Heather Gudenkauf w swoim debiucie powieściowym opisuje poszukiwania dwóch kilkulatek, Calli i Petry. Do tej pory były nierozłączne, a ich więź przez otoczenie odbierana była jako coś wyjątkowego, przede wszystkim z uwagi na fakt, że Calli cierpi na mutyzm wybiórczy i od trzech lat nie wypowiedziała ani słowa. „Ciężar milczenia” jest opowieścią o ich najbliższych: o bólu, jaki odczuwają i rozpaczliwych staraniach, jakie podejmują w celu odnalezienia niewinnych dziewczynek. Ich szanse przeżycia maleją z minuty na minutę, ale wyścig z czasem to tylko jeden z problemów strapionych rodziców.
“Ciężar milczenia” to najpierw powieść psychologiczna, a dopiero później thriller. Autorka skupia się na przedstawieniu uczuć i złożonych relacji między osobami w ten czy inny sposób zaangażowanymi w sprawę, nie wyłączając postaci negatywnych. Gudenkauf umiejętnie, a przede wszystkim wiarygodnie przedstawia nam wszystkie odcienie odczuwanych przez bohaterów emocji, wnikając w umysły ogarnięte bezbrzeżnym smutkiem i strachem, ale jednocześnie też wyznające niezmąconą wiarę w szczęśliwe zakończenie.
Sama zagadka nie należy do szczególnie zawiłych, ale może właśnie dzięki temu niesie ze sobą tak duży ładunek uczuć: unikając zawiązywania skomplikowanych intryg i nie angażując w historię zbyt wielu bohaterów, Gudenkauf udaje się zwolnić czytelnika z główkowania i pozwolić mu na odczuwanie tej powieści, nie zwykłe odkrywanie. Prawdziwy sprawca ma w tej historii marginalne znaczenie i widać to wyraźnie, gdy zostaje już zdemaskowany. Nawet sama zbrodnia nie jest tak ważna, jak to, do czego doprowadza: gdyby użyć metafory kamienia wrzuconego do rzeki, w powieści Gudenkauf to fale byłyby w centrum uwagi, nie kamień.

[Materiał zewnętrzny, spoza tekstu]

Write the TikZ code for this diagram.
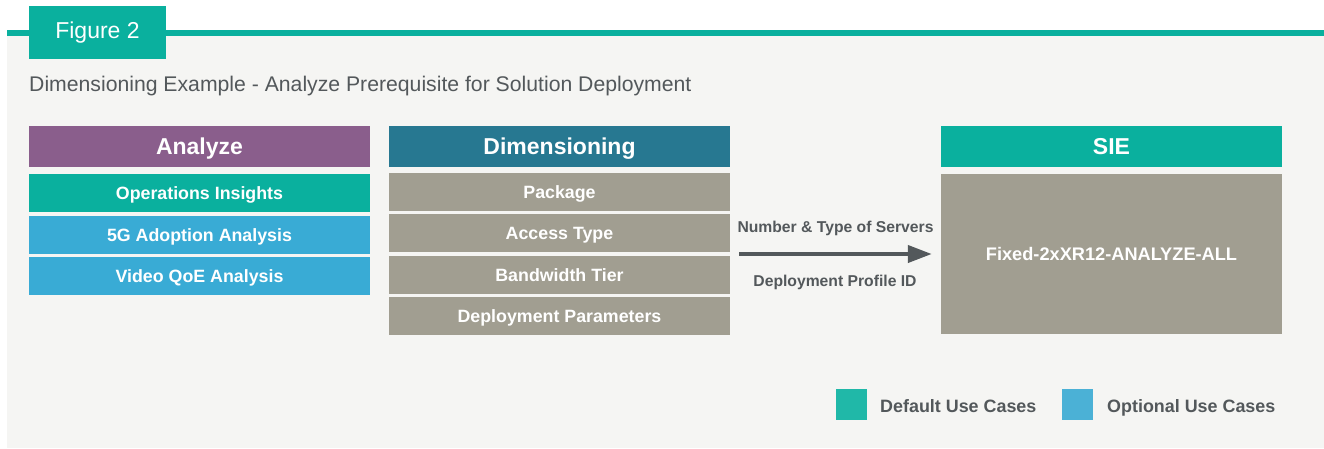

Na wyróżnienie zasługuje również sposób, w jaki „Ciężar milczenia” jest napisany, doskonale współgrający z ogólnym zamysłem powieści. Mianowicie, na książkę składają się krótkie, najczęściej 2-3 stronicowe rozdziały, skupiające się na różnych postaciach. Czasami są one narratorami, czasami po prostu akcja podąża ich śladem. Niektóre wydarzenia opisane są z perspektywy kilku bohaterów, ale nie stanowi to reguły, więc czytelnik nie powinien odnieść wrażenia, że książka składa się z kilku ciągle powtarzających się scen. Gudenkauf jest na tyle sprawną pisarką, że udało jej się uchwycić różnice między poszczególnymi postaciami i oddać je w języku, jakim się posługują. I chociaż zdawałoby się, że włączenie relacji negatywnych bohaterów przynosi zbyt wczesne odkrycie wszystkich kart, autorce udało się tak poprowadzić ich narrację, że niepewność towarzyszy czytelnikowi do samego końca opowieści. Nawet długo po tym, gdy wydaje się, że wszystko jest jasne, Gudenkauf potrafi jeszcze sporo namieszać. I szkoda tylko, że zdecydowała się umieścić na końcu sentymentalny i niepotrzebny epilog, który wyłącznie psuje efekt wywołany przez lekturę tak dobrze skonstruowanego thrillera.
„Ciężar milczenia” potrafi zaskoczyć, wzruszyć i mocno zaintrygować. Chociaż jego opis nie sugeruje niczego poza niezbyt porywającą historią porwania, jakich wiele wśród dreszczowców, Gudenkauf potrafiła zmienić ją w naprawdę zajmującą lekturę. Polecam.